Delivery of a version of the evolving project is a key milestone for each cycle. The project is reviewed and could potentially be stopped at the end of each cycle of the spiral. Each review event commits the project to further exploration and taking on additional risk, which is clarified and resolved in prototypes and simulations. Working prototypes or partial versions of the product are then produced and validated. Turns through the spiral expand progressively to include more and more of the waterfall’s activities (design, code, test, implementation, operations). The spiral can be used to manage small incremental project improvements or large uncertain product development projects.

A way of understanding the relationship between a development project’s cost, completion and risk is depicted (see below). The expanding circles reflect the cumulative cost of the project; the phase or % completion of each cycle is evident by progress along each cycle or turn. Risk and its trend (increasing or decreasing) are represented as a vector from the project origin (which shifts) to the current point in the cycle.
spiralriskdisk
Figure: Spiral model 'risk, completion, cost disk'

The idea of ‘design risk’ reduces to being a factor of the people involved in a project. A low risk design element for an experienced engineer may be a challenging and risky job for an inexperience engineer. However managing the risk by reverting to the experienced engineer may be a short-term solution to what is in fact a different game running over the long term. Involving customers and users in prototype evaluation is a way of exploring requirements and further reducing risk.

By championing prototyping Boehm also provided a place for Royce’s advice to plan to ‘do it twice’ (Royce, 1970), i.e. a preliminary design and implementation that exercises all the other stages of the lifecycle. A development project undergoes a series of iterations or rounds; proceeding to the next round depends on how the preceding round went and on continuing viability of the business case driving the project.

Boehm’s spiral was the last significant theoretically driven contribution to high-tech project management up until 1999. Subsequent contributions to the burgeoning business of creating new life cycles and development methodologies were either hybrids of spiral/waterfall or techniques rather than whole project life cycles. For example Rapid Application Development (RAD) was founded on a single big idea, working prototypes. Iterative development is conceptually equivalent to spiral. Dynamic Systems Development Methodology (DSDM) was designed around the key concept of iterations. Participatory design, user driven development and Joint Application Development (JAD) give emphasis to user/customer engagement in the development process. The Rational Unified Process (RUP) gave credence to the manageability of large sets of projects and popularized the idea of automatic code generation from UML designs.

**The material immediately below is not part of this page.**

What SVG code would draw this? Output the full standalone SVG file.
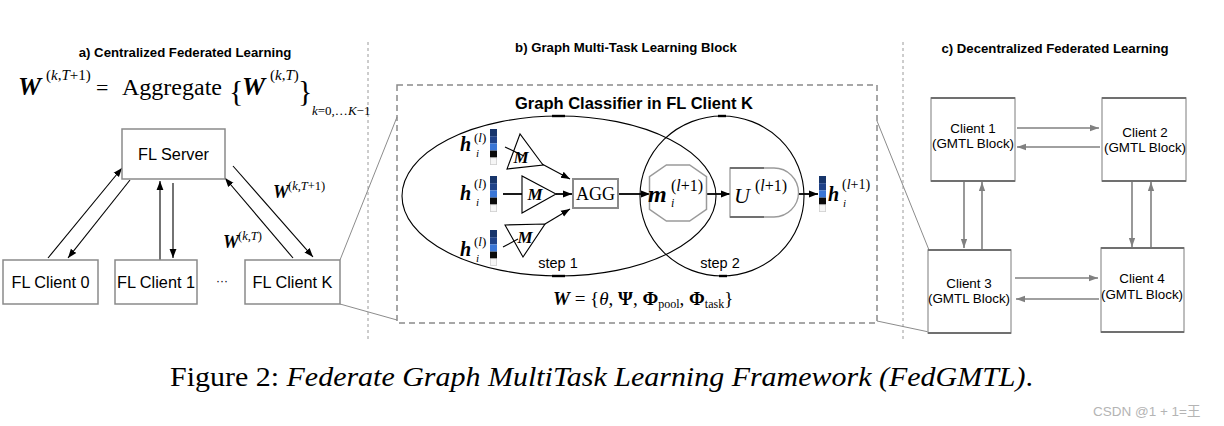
<svg xmlns="http://www.w3.org/2000/svg" width="1224" height="426" viewBox="0 0 1224 426">
<defs>
<style>
.sans{font-family:"Liberation Sans",Arial,sans-serif;}
.serif{font-family:"Liberation Serif","Times New Roman",serif;}
.title{font-family:"Liberation Sans",Arial,sans-serif;font-weight:bold;font-size:13.2px;fill:#000;}
.bi{font-style:italic;font-weight:bold;}
.it{font-style:italic;}
.box{fill:#fff;stroke:#8a8a8a;stroke-width:1.5;}
.cbox{fill:#fff;stroke:#a8a8a8;stroke-width:1.5;}
.cedge{stroke:#707070;stroke-width:2;}
.blk{stroke:#000;stroke-width:1.1;fill:none;}
.thk{stroke:#000;stroke-width:1.8;fill:none;}
.gry{stroke:#808080;stroke-width:1.6;fill:none;}
.thin{stroke:#8c8c8c;stroke-width:1;fill:none;}
.sep{stroke:#9a9a9a;stroke-width:1;stroke-dasharray:3,3;fill:none;}
.lbl{font-family:"Liberation Sans",Arial,sans-serif;font-size:16.3px;fill:#000;}
.clbl{font-family:"Liberation Sans",Arial,sans-serif;font-size:13.4px;fill:#000;}
</style>
<marker id="ab" viewBox="0 0 10 10" refX="10" refY="5" markerWidth="9" markerHeight="9" markerUnits="userSpaceOnUse" orient="auto"><path d="M0,1.2 L10,5 L0,8.8 z" fill="#000"/></marker>
<marker id="ag" viewBox="0 0 10 10" refX="10" refY="5" markerWidth="9" markerHeight="9" markerUnits="userSpaceOnUse" orient="auto"><path d="M0,1.5 L10,5 L0,8.5 z" fill="#808080"/></marker>
<g id="vec">
<rect x="0" y="0" width="7" height="7.2" fill="#17356b"/>
<rect x="0" y="7.2" width="7" height="7.2" fill="#1f4288"/>
<rect x="0" y="14.4" width="7" height="7.2" fill="#3a76d6"/>
<rect x="0" y="21.6" width="7" height="7.2" fill="#0a0a0a"/>
<rect x="0.4" y="28.8" width="6.2" height="6.8" fill="#f6f6f6" stroke="#cfcfcf" stroke-width="0.8"/>
</g>
</defs>
<rect width="1224" height="426" fill="#fff"/>

<!-- separators and titles -->
<g id="frame">
<line class="sep" x1="368" y1="42" x2="368" y2="342"/>
<line class="sep" x1="903" y1="42" x2="903" y2="342"/>
<text class="title" x="185" y="57" text-anchor="middle">a) Centralized Federated Learning</text>
<text class="title" x="626" y="52" text-anchor="middle">b) Graph Multi-Task Learning Block</text>
<text class="title" x="1055" y="53" text-anchor="middle">c) Decentralized Federated Learning</text>
</g>

<!-- formula -->
<g id="formula" class="serif">
<text x="18" y="95" font-size="26" class="bi">W</text>
<text x="46" y="80" font-size="15">(<tspan class="it">k</tspan>,<tspan class="it">T</tspan>+1)</text>
<text x="96" y="95" font-size="22">=</text>
<text x="122" y="95" font-size="24">Aggregate</text>
<text x="229" y="101" font-size="30">{</text>
<text x="242" y="95" font-size="26" class="bi">W</text>
<text x="270" y="80" font-size="15">(<tspan class="it">k</tspan>,<tspan class="it">T</tspan>)</text>
<text x="298" y="101" font-size="30">}</text>
<text x="312" y="115" font-size="13"><tspan class="it">k</tspan>=0,…<tspan class="it">K</tspan>−1</text>
</g>

<!-- connectors -->
<g id="connectors">
<!-- left panel -->
<line class="blk" x1="48" y1="258" x2="122" y2="168" marker-end="url(#ab)"/>
<line class="blk" x1="130" y1="180" x2="68" y2="258" marker-end="url(#ab)"/>
<line class="blk" x1="160" y1="260" x2="160" y2="181" marker-end="url(#ab)"/>
<line class="blk" x1="173" y1="183" x2="173" y2="258" marker-end="url(#ab)"/>
<line class="blk" x1="293" y1="258" x2="225" y2="178" marker-end="url(#ab)"/>
<line class="blk" x1="233" y1="166" x2="313" y2="257" marker-end="url(#ab)"/>
<!-- zoom lines -->
<line class="thin" x1="340" y1="260" x2="397" y2="117"/>
<line class="thin" x1="340" y1="304" x2="397" y2="320"/>
<line class="thin" x1="877" y1="121" x2="929" y2="250"/>
<line class="thin" x1="877" y1="321" x2="929" y2="332"/>
<!-- middle block -->
<line class="blk" x1="505" y1="147" x2="524" y2="156"/>
<line class="blk" x1="542" y1="164" x2="570" y2="179" marker-end="url(#ab)"/>
<line class="thk" x1="503" y1="194" x2="522" y2="194"/>
<line class="thk" x1="556" y1="194" x2="572" y2="194" marker-end="url(#ab)"/>
<line class="blk" x1="503" y1="247" x2="518" y2="239"/>
<line class="blk" x1="545" y1="224" x2="570" y2="209" marker-end="url(#ab)"/>
<line class="thk" x1="618" y1="194" x2="650" y2="194" marker-end="url(#ab)"/>
<line class="thk" x1="707" y1="194" x2="730" y2="194" marker-end="url(#ab)"/>
<line class="thk" x1="798" y1="194" x2="818" y2="194" marker-end="url(#ab)"/>
<!-- right panel -->
<line class="gry" x1="1017" y1="128" x2="1099" y2="128" marker-end="url(#ag)"/>
<line class="gry" x1="1100" y1="147" x2="1017" y2="147" marker-end="url(#ag)"/>
<line class="gry" x1="964" y1="182" x2="964" y2="248" marker-end="url(#ag)"/>
<line class="gry" x1="982" y1="250" x2="982" y2="182" marker-end="url(#ag)"/>
<line class="gry" x1="1132" y1="182" x2="1132" y2="247" marker-end="url(#ag)"/>
<line class="gry" x1="1151" y1="248" x2="1151" y2="182" marker-end="url(#ag)"/>
<line class="gry" x1="1015" y1="278" x2="1098" y2="278" marker-end="url(#ag)"/>
<line class="gry" x1="1099" y1="299" x2="1016" y2="299" marker-end="url(#ag)"/>
</g>

<!-- left panel nodes -->
<g id="fl-server"><rect class="box" x="122" y="129" width="103" height="50"/><text class="lbl" x="173.5" y="160" text-anchor="middle">FL Server</text></g>
<g id="fl-client-0"><rect class="box" x="3" y="260" width="95" height="44"/><text class="lbl" x="50.5" y="288" text-anchor="middle">FL Client 0</text></g>
<g id="fl-client-1"><rect class="box" x="115" y="260" width="82" height="44"/><text class="lbl" x="156" y="288" text-anchor="middle">FL Client 1</text></g>
<g id="dots"><text class="sans" x="222" y="285" font-size="12" text-anchor="middle">···</text></g>
<g id="fl-client-k"><rect class="box" x="245" y="260" width="95" height="44"/><text class="lbl" x="292.5" y="288" text-anchor="middle">FL Client K</text></g>
<g id="w-labels" class="serif">
<text x="273" y="198" font-size="18" class="bi">W</text>
<text x="288" y="190" font-size="12.5">(<tspan class="it">k</tspan>,<tspan class="it">T</tspan>+1)</text>
<text x="223" y="248" font-size="18" class="bi">W</text>
<text x="238" y="240" font-size="12.5">(<tspan class="it">k</tspan>,<tspan class="it">T</tspan>)</text>
</g>

<!-- middle block -->
<g id="gmtl-block">
<rect x="397" y="85" width="480" height="238" fill="none" stroke="#8a8a8a" stroke-width="1.5" stroke-dasharray="6,4"/>
<text class="sans" x="634" y="109" font-size="16.5" font-weight="bold" text-anchor="middle">Graph Classifier in FL Client K</text>
</g>
<g id="step1">
<ellipse cx="559" cy="196" rx="157" ry="80" fill="none" stroke="#000" stroke-width="1.1"/>
<rect x="552" y="114.8" width="13" height="2.4"/>
<rect x="552" y="274.8" width="13" height="2.4"/>
<text class="sans" x="558" y="268" font-size="14.5" text-anchor="middle">step 1</text>
</g>
<g id="step2">
<ellipse cx="722" cy="196" rx="82" ry="80" fill="none" stroke="#000" stroke-width="1.1"/>
<rect x="718" y="114.8" width="8" height="2.4"/>
<rect x="719" y="274.8" width="8" height="2.4"/>
<text class="sans" x="720" y="268" font-size="14.5" text-anchor="middle">step 2</text>
</g>
<g id="h-top">
<use href="#vec" x="490" y="129"/>
<text class="serif" x="460" y="151" font-size="20"><tspan class="bi">h</tspan></text>
<text class="serif it" x="476" y="157" font-size="11">i</text>
<text class="serif" x="474" y="142" font-size="13">(<tspan class="it">l</tspan>)</text>
</g>
<g id="h-mid">
<use href="#vec" x="490" y="176"/>
<text class="serif" x="460" y="200" font-size="20"><tspan class="bi">h</tspan></text>
<text class="serif it" x="476" y="206" font-size="11">i</text>
<text class="serif" x="474" y="188" font-size="13">(<tspan class="it">l</tspan>)</text>
</g>
<g id="h-bot">
<use href="#vec" x="490" y="230"/>
<text class="serif" x="460" y="256" font-size="20"><tspan class="bi">h</tspan></text>
<text class="serif it" x="476" y="262" font-size="11">i</text>
<text class="serif" x="474" y="246" font-size="13">(<tspan class="it">l</tspan>)</text>
</g>
<g id="m-top"><polygon points="520,134 507,169 543,165" fill="none" stroke="#000" stroke-width="1.1"/><text class="serif bi" x="521" y="163" font-size="17" text-anchor="middle">M</text></g>
<g id="m-mid"><polygon points="522,176 522,213 556,194" fill="none" stroke="#000" stroke-width="1.1"/><text class="serif bi" x="535" y="200" font-size="17" text-anchor="middle">M</text></g>
<g id="m-bot"><polygon points="505,225 545,224 523,257" fill="none" stroke="#000" stroke-width="1.1"/><text class="serif bi" x="525" y="243" font-size="17" text-anchor="middle">M</text></g>
<g id="agg"><rect x="573" y="179" width="45" height="29" fill="#fff" stroke="#8a8a8a" stroke-width="2"/><text class="serif" x="595.5" y="200" font-size="18" text-anchor="middle">AGG</text></g>
<g id="message">
<polygon points="666.4,165 689.6,165 706.5,176.6 706.5,209.4 689.6,221 666.4,221 649.5,209.4 649.5,176.6" fill="none" stroke="#9a9a9a" stroke-width="1.5"/>
<text class="serif bi" x="648" y="202" font-size="24">m</text>
<text class="serif it" x="671" y="207" font-size="12">i</text>
<text class="serif" x="671" y="191" font-size="16">(<tspan class="it">l</tspan>+1)</text>
</g>
<g id="update">
<path d="M730,168 H774 A24.5,24.5 0 0 1 774,217 H730 Z" fill="none" stroke="#9a9a9a" stroke-width="1.3"/>
<line x1="730" y1="168" x2="764" y2="168" stroke="#707070" stroke-width="2"/>
<line x1="730" y1="217" x2="764" y2="217" stroke="#707070" stroke-width="2"/>
<text class="serif it" x="734" y="203" font-size="22">U</text>
<text class="serif" x="755" y="191" font-size="16">(<tspan class="it">l</tspan>+1)</text>
</g>
<g id="h-out">
<use href="#vec" x="819" y="176"/>
<text class="serif" x="828" y="201" font-size="20"><tspan class="bi">h</tspan></text>
<text class="serif it" x="843" y="207" font-size="11">i</text>
<text class="serif" x="842" y="189" font-size="14">(<tspan class="it">l</tspan>+1)</text>
</g>
<g id="params">
<text class="serif" x="553" y="305" font-size="19"><tspan class="bi">W</tspan> = {<tspan class="it">θ</tspan>, <tspan font-weight="bold">Ψ</tspan>, <tspan font-weight="bold">Φ</tspan><tspan font-size="12" dy="3">pool</tspan><tspan dy="-3">, </tspan><tspan font-weight="bold">Φ</tspan><tspan font-size="12" dy="3">task</tspan><tspan dy="-3">}</tspan></text>
</g>

<!-- right panel nodes -->
<g id="client-1"><rect class="cbox" x="931" y="98" width="84" height="83"/><line class="cedge" x1="931" y1="98" x2="1015" y2="98"/><line class="cedge" x1="931" y1="181" x2="1015" y2="181"/><text class="clbl" x="973" y="133" text-anchor="middle">Client 1</text><text class="clbl" x="973" y="148" text-anchor="middle">(GMTL Block)</text></g>
<g id="client-2"><rect class="cbox" x="1102" y="98" width="84" height="83"/><line class="cedge" x1="1102" y1="98" x2="1186" y2="98"/><line class="cedge" x1="1102" y1="181" x2="1186" y2="181"/><text class="clbl" x="1145" y="137" text-anchor="middle">Client 2</text><text class="clbl" x="1145" y="152" text-anchor="middle">(GMTL Block)</text></g>
<g id="client-3"><rect class="cbox" x="928" y="250" width="83" height="83"/><line class="cedge" x1="928" y1="250" x2="1011" y2="250"/><line class="cedge" x1="928" y1="333" x2="1011" y2="333"/><text class="clbl" x="969" y="288" text-anchor="middle">Client 3</text><text class="clbl" x="969" y="303" text-anchor="middle">(GMTL Block)</text></g>
<g id="client-4"><rect class="cbox" x="1101" y="248" width="83" height="84"/><line class="cedge" x1="1101" y1="248" x2="1184" y2="248"/><line class="cedge" x1="1101" y1="332" x2="1184" y2="332"/><text class="clbl" x="1142" y="283" text-anchor="middle">Client 4</text><text class="clbl" x="1142" y="299" text-anchor="middle">(GMTL Block)</text></g>

<!-- caption -->
<g id="caption">
<text class="serif" x="170" y="386" font-size="27" textLength="863" lengthAdjust="spacingAndGlyphs">Figure 2: <tspan class="it">Federate Graph MultiTask Learning Framework (FedGMTL)</tspan>.</text>
<text x="1093" y="416" font-size="13.5" fill="#b4b4b4" font-family="'Liberation Sans','Noto Sans CJK SC',sans-serif">CSDN @1 + 1=王</text>
</g>
</svg>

The break Boehm makes with the thinking of the day was to present a concrete actionable model for organizations to shift systems development from a batch thinking to process thinking perspective. That development was more like a process than assembly, where assembly lines move a product-in-progress from stage to stage to completion. The spiral model characterized development as an on-going cycle of expanding requirements (and risk) followed by resolving the requirement (removing risk) by creating new parts. An initially uncertain product idea gradually comes into focus over repeated cycles in an on-going process of discovery and refinement.
The process view of product development encompasses the batch view as each cycle can be considered a small batch.


CONCLUSIONS
New technologies in the form of better programming languages, more powerful computing hardware, new languages and development environments have held out the promise of improved production cycles for software and high-tech development. Unfortunately technological remedies are slow to evolve or when developed result in pushing the problem of design into other zones of the development ecosystem.

While the life cycle metaphor is certainly a useful way of characterising development activities and helps order or structure the working environment practitioners assert that the microscopic activities of programming are intrinsically bound up with each other and cannot be meaningfully separated. Cyclic or iterative process models like spiral are certainly better approximations of the underlying process of software design and production, and are therefore an improvement on earlier models.  But at a macroscopic level, the level of teams and projects and organizations, stage-wise, and even cyclic process models like spiral simply do not capture the practical reality of programming. Ultimately life cycle models are mere organizational constructs, ways of ordering projects; they do not address the detailed production of systems design.

We have noted that stage-wise development models like the SDLC and waterfall become unmanageable for well-understood reasons:
  • Software development tasks are complexly interdependent.
  • Task interdependency demands close communication and coordination between workers.
  • High-tech products are subject to uncertain and evolving requirements.
  • The high-tech environment is constantly evolving.
We therefore need other tools, theories or ways of understanding if we are to get to grips with practical activities, the details of practices, specific methods, approaches to testing, releasing, maintaining, and other aspects of the actual performance of day-to-day work with software on teams in organisations with customers, users etc.